# Data Manipulation Workshop
## Ann Arbor Data Dive

Instructor: [Jeff Lockhart](http://www-personal.umich.edu/~jwlock/)

Date: 11/11/2017, 8:30 - 9:30 AM

Materials online at: **[github.com/jwlockhart/data_workshops](https://github.com/jwlockhart/data_workshops/tree/master/intro_data_manip)**

## Import packages
- Packages contain a whole bunch of useful tools and functions for doing things in python. 
- `pandas` is a package of tools for working with data.
- Here I have told python to use the abbreviation `pd` to refer to `pandas`. Programmers often do this so that we can type less. 
- `matplotlib` is a package for making charts and graphs, and here we're going to use the `pyplot` part of it and abbreviate that as `plt`
- `%matplotlib inline` is what Jupyter Notebooks call "magic." It tells the notebook to show us the graphs in the notebook rather than saving them as files or having them pop up. 

In [None]:
import pandas as pd
import matplotlib.pyplot as plt

%matplotlib inline

## Load data
- This code reads in data so that we can work with it in python. 
- We'll use different code later to save what we have done into a file so that we can use it later. 
- pandas can read and write data saved in many formats with these other functions:
    - read_csv /  to_csv
    - read_json /  to_json
    - read_html /	to_html
    - read_clipboard /	to_clipboard
    - read_excel /	to_excel
    - read_hdf /	to_hdf
    - read_feather /	to_feather
    - read_msgpack /	to_msgpack
    - read_stata /	to_stata
    - read_sas 	 
    - read_pickle /	to_pickle
    - read_sql /	to_sql
    - read_gbq /	to_gbq (Google Big Query)

In [None]:
gss = pd.read_csv('gss.csv')

## Learn a bit about our data

In [None]:
print("The GSS data has", gss.shape[0], "rows and", gss.shape[1], "columns.")

In [None]:
gss.shape

In [None]:
gss.columns

## Look at our data

In [None]:
gss.head()

In [None]:
gss.head(10)

In [None]:
gss.tail(3)

In [None]:
gss['age'].head()

In [None]:
gss[['age', 'education.num', 'education']].head()

## Summary statistics

In [None]:
gss['age'].mean()

In [None]:
gss['age'].describe()

In [None]:
gss['age'].describe().round(2)

## Histograms

In [None]:
gss['age'].hist()

In [None]:
gss['age'].hist(bins=20)

## Categorical data

In [None]:
gss['education'].value_counts()

## Simple data manipulation
- How many years has a person been out of school?
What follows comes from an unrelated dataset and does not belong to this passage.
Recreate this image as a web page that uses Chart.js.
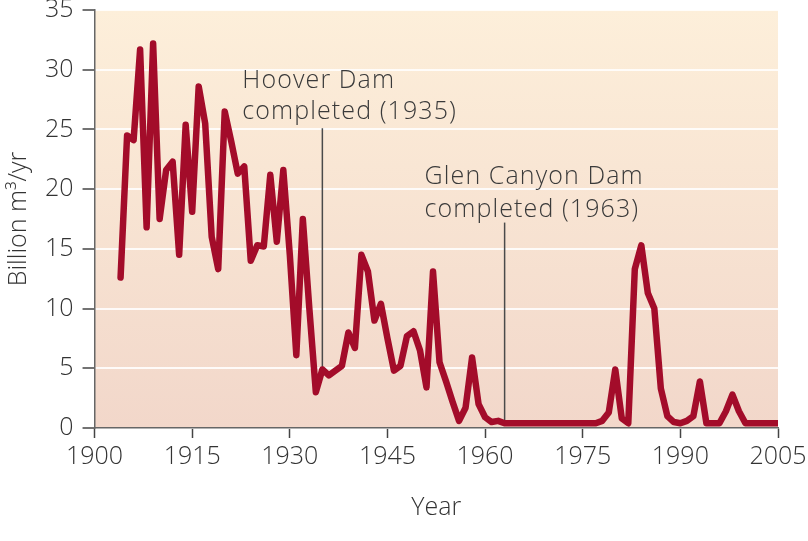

Easy!

In [None]:
gss['years_out'] = gss['age'] - gss['education.num']
gss.head()

In [None]:
gss[['age', 'education.num', 'years_out', 'education']].head(10)

## But is that correct?
- We can look at summary statistics to see if they make sense. Does anyone have negative years_out of school (i.e. they went to school more years than their age)? 
- There's also someting odd going on with education.num. 9 years of education is a high school graduate? 4 years is 7th-8th grade? There may be something strange in how the data is coded; we need to look it up elsewhere to know. 

In [None]:
gss.years_out.describe()

In [None]:
gss.years_out.min()

## More advanced data manipulation
- Looks like we need to add 4 to our years of ed to fix it. There are several ways to do this.

In [None]:
gss['new_years'] = gss['education.num'] + 4

In [None]:
gss['new_years2'] = gss['education.num'].apply(lambda x: x+4)

In [None]:
def add4(x):
    tmp = x+4
    return tmp

gss['new_years3'] = gss['education.num'].apply(add4)

In [None]:
def add4(row):
    tmp = row['education.num'] + 4
    return tmp

gss['new_years3'] = gss.apply(add4, axis=1)

In [None]:
gss.head()

In [None]:
gss[gss.years_out == 4]

In [None]:
gss.relationship.value_counts()